Aim
Write out the entire listing below exactly, with the pictures left out.
===== Dataset content =====
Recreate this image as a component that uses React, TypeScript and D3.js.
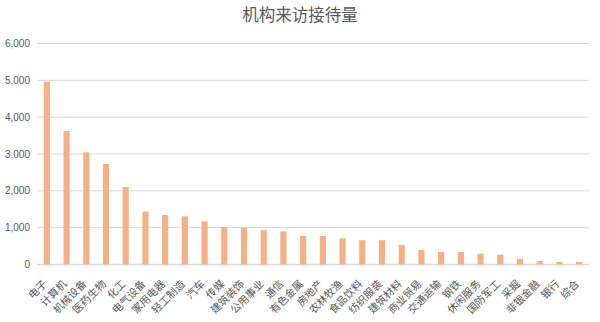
import React from "react";
import * as d3 from "d3";

const categories = ["电子","计算机","机械设备","医药生物","化工","电气设备","家用电器","轻工制造","汽车","传媒","建筑装饰","公用事业","通信","有色金属","房地产","农林牧渔","食品饮料","纺织服装","建筑材料","商业贸易","交通运输","钢铁","休闲服务","国防军工","采掘","非银金融","银行","综合"];
const values = [4960,3625,3046,2729,2104,1434,1344,1308,1172,1018,1000,928,900,774,774,711,660,660,535,394,340,340,294,267,150,95,68,68];
const yTicks = [0,1000,2000,3000,4000,5000,6000];
const title = "机构来访接待量";

const W = 600, H = 322;
const left = 37, right = 589, top = 43.5, bottom = 264.5;
const cjk = "'Noto Sans CJK SC', 'Noto Sans', sans-serif";

export default function App() {
  const x = d3.scaleBand<string>().domain(categories).range([left, right]).paddingInner(0.69).paddingOuter(0.345);
  const y = d3.scaleLinear().domain([0, 6000]).range([bottom, top]);
  const fmt = d3.format(",");
  return (
    <svg width={W} height={H} style={{ position: "absolute", left: 0, top: 0, background: "#fff" }}>
      <text x={300} y={21} textAnchor="middle" fontFamily={cjk} fontSize={16.5} fill="#595959">{title}</text>
      {yTicks.map((t) => (
        <g key={t}>
          <line x1={left} x2={right} y1={y(t)} y2={y(t)} stroke="#d9d9d9" strokeWidth={t === 0 ? 1.3 : 1} />
          <text x={30} y={y(t)} dy="0.35em" textAnchor="end" fontFamily="'Liberation Sans', Arial, sans-serif" fontSize={10} fill="#595959">{fmt(t)}</text>
        </g>
      ))}
      {categories.map((c, i) => (
        <rect key={c} x={x(c)} y={y(values[i])} width={x.bandwidth()} height={y(0) - y(values[i])} fill="#F4B183" />
      ))}
      {categories.map((c) => {
        const cx = (x(c) as number) + x.bandwidth() / 2;
        return (
          <text key={c} transform={`translate(${cx - 1.8},${282}) rotate(-45)`} dy="0.35em" textAnchor="end" fontFamily={cjk} fontSize={10.5} fill="#595959">{c}</text>
        );
      })}
    </svg>
  );
}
=====
Answer in full
Recreate this image as a component that uses React, TypeScript and D3.js.
import React from "react";
import * as d3 from "d3";

const categories = ["电子","计算机","机械设备","医药生物","化工","电气设备","家用电器","轻工制造","汽车","传媒","建筑装饰","公用事业","通信","有色金属","房地产","农林牧渔","食品饮料","纺织服装","建筑材料","商业贸易","交通运输","钢铁","休闲服务","国防军工","采掘","非银金融","银行","综合"];
const values = [4960,3625,3046,2729,2104,1434,1344,1308,1172,1018,1000,928,900,774,774,711,660,660,535,394,340,340,294,267,150,95,68,68];
const yTicks = [0,1000,2000,3000,4000,5000,6000];
const title = "机构来访接待量";

const W = 600, H = 322;
const left = 37, right = 589, top = 43.5, bottom = 264.5;
const cjk = "'Noto Sans CJK SC', 'Noto Sans', sans-serif";

export default function App() {
  const x = d3.scaleBand<string>().domain(categories).range([left, right]).paddingInner(0.69).paddingOuter(0.345);
  const y = d3.scaleLinear().domain([0, 6000]).range([bottom, top]);
  const fmt = d3.format(",");
  return (
    <svg width={W} height={H} style={{ position: "absolute", left: 0, top: 0, background: "#fff" }}>
      <text x={300} y={21} textAnchor="middle" fontFamily={cjk} fontSize={16.5} fill="#595959">{title}</text>
      {yTicks.map((t) => (
        <g key={t}>
          <line x1={left} x2={right} y1={y(t)} y2={y(t)} stroke="#d9d9d9" strokeWidth={t === 0 ? 1.3 : 1} />
          <text x={30} y={y(t)} dy="0.35em" textAnchor="end" fontFamily="'Liberation Sans', Arial, sans-serif" fontSize={10} fill="#595959">{fmt(t)}</text>
        </g>
      ))}
      {categories.map((c, i) => (
        <rect key={c} x={x(c)} y={y(values[i])} width={x.bandwidth()} height={y(0) - y(values[i])} fill="#F4B183" />
      ))}
      {categories.map((c) => {
        const cx = (x(c) as number) + x.bandwidth() / 2;
        return (
          <text key={c} transform={`translate(${cx - 1.8},${282}) rotate(-45)`} dy="0.35em" textAnchor="end" fontFamily={cjk} fontSize={10.5} fill="#595959">{c}</text>
        );
      })}
    </svg>
  );
}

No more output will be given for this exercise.